> _Exercise prompt_
Omit all images. Transcribe the rest of the material below exactly.

> _Data section_
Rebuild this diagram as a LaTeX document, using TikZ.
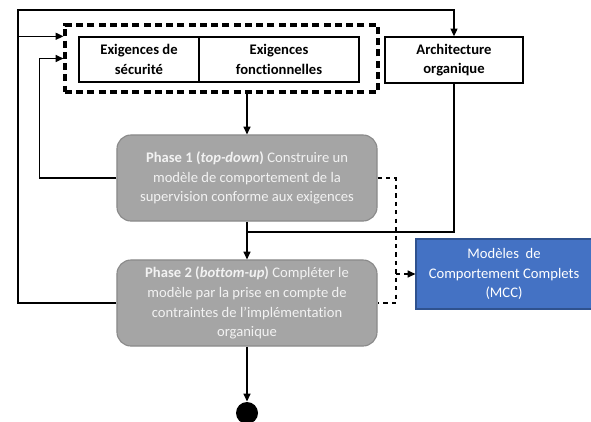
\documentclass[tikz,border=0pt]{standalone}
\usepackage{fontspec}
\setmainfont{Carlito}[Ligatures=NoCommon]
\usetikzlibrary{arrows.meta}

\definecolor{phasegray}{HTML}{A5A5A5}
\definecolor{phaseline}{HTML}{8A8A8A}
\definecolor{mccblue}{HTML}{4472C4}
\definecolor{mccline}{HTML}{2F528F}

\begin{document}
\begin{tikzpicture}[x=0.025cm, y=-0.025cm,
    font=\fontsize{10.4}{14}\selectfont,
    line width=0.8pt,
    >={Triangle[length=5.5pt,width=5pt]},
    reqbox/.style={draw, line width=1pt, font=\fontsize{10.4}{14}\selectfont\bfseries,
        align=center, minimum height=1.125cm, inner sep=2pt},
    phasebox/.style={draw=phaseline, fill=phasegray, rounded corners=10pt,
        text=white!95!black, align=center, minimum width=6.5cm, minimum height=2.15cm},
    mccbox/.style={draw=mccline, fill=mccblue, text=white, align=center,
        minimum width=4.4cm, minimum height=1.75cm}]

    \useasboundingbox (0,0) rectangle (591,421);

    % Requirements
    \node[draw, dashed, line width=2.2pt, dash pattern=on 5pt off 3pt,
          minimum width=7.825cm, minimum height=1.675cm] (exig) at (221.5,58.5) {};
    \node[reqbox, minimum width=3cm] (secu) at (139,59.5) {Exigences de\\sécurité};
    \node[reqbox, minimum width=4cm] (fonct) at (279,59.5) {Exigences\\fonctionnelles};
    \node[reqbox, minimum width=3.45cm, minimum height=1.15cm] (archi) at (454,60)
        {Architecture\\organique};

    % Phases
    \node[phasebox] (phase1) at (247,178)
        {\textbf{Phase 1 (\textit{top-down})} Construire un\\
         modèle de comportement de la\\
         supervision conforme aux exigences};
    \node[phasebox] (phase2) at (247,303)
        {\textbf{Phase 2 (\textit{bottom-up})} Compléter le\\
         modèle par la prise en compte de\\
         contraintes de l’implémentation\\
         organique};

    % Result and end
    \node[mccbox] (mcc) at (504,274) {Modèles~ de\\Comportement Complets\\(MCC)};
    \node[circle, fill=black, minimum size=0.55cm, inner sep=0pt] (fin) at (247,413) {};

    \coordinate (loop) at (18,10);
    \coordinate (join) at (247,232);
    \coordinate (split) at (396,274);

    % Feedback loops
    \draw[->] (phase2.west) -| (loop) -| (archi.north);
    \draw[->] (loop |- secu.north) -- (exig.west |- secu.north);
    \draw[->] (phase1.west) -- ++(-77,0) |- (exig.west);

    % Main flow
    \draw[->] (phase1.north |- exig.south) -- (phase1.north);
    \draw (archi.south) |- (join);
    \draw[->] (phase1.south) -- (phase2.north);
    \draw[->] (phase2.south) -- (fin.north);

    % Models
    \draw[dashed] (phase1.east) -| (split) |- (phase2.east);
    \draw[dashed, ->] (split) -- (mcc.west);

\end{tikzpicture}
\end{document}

> _Answer to this problem_
Rebuild this diagram as a LaTeX document, using TikZ.
\documentclass[tikz,border=0pt]{standalone}
\usepackage{fontspec}
\setmainfont{Carlito}[Ligatures=NoCommon]
\usetikzlibrary{arrows.meta}

\definecolor{phasegray}{HTML}{A5A5A5}
\definecolor{phaseline}{HTML}{8A8A8A}
\definecolor{mccblue}{HTML}{4472C4}
\definecolor{mccline}{HTML}{2F528F}

\begin{document}
\begin{tikzpicture}[x=0.025cm, y=-0.025cm,
    font=\fontsize{10.4}{14}\selectfont,
    line width=0.8pt,
    >={Triangle[length=5.5pt,width=5pt]},
    reqbox/.style={draw, line width=1pt, font=\fontsize{10.4}{14}\selectfont\bfseries,
        align=center, minimum height=1.125cm, inner sep=2pt},
    phasebox/.style={draw=phaseline, fill=phasegray, rounded corners=10pt,
        text=white!95!black, align=center, minimum width=6.5cm, minimum height=2.15cm},
    mccbox/.style={draw=mccline, fill=mccblue, text=white, align=center,
        minimum width=4.4cm, minimum height=1.75cm}]

    \useasboundingbox (0,0) rectangle (591,421);

    % Requirements
    \node[draw, dashed, line width=2.2pt, dash pattern=on 5pt off 3pt,
          minimum width=7.825cm, minimum height=1.675cm] (exig) at (221.5,58.5) {};
    \node[reqbox, minimum width=3cm] (secu) at (139,59.5) {Exigences de\\sécurité};
    \node[reqbox, minimum width=4cm] (fonct) at (279,59.5) {Exigences\\fonctionnelles};
    \node[reqbox, minimum width=3.45cm, minimum height=1.15cm] (archi) at (454,60)
        {Architecture\\organique};

    % Phases
    \node[phasebox] (phase1) at (247,178)
        {\textbf{Phase 1 (\textit{top-down})} Construire un\\
         modèle de comportement de la\\
         supervision conforme aux exigences};
    \node[phasebox] (phase2) at (247,303)
        {\textbf{Phase 2 (\textit{bottom-up})} Compléter le\\
         modèle par la prise en compte de\\
         contraintes de l’implémentation\\
         organique};

    % Result and end
    \node[mccbox] (mcc) at (504,274) {Modèles~ de\\Comportement Complets\\(MCC)};
    \node[circle, fill=black, minimum size=0.55cm, inner sep=0pt] (fin) at (247,413) {};

    \coordinate (loop) at (18,10);
    \coordinate (join) at (247,232);
    \coordinate (split) at (396,274);

    % Feedback loops
    \draw[->] (phase2.west) -| (loop) -| (archi.north);
    \draw[->] (loop |- secu.north) -- (exig.west |- secu.north);
    \draw[->] (phase1.west) -- ++(-77,0) |- (exig.west);

    % Main flow
    \draw[->] (phase1.north |- exig.south) -- (phase1.north);
    \draw (archi.south) |- (join);
    \draw[->] (phase1.south) -- (phase2.north);
    \draw[->] (phase2.south) -- (fin.north);

    % Models
    \draw[dashed] (phase1.east) -| (split) |- (phase2.east);
    \draw[dashed, ->] (split) -- (mcc.west);

\end{tikzpicture}
\end{document}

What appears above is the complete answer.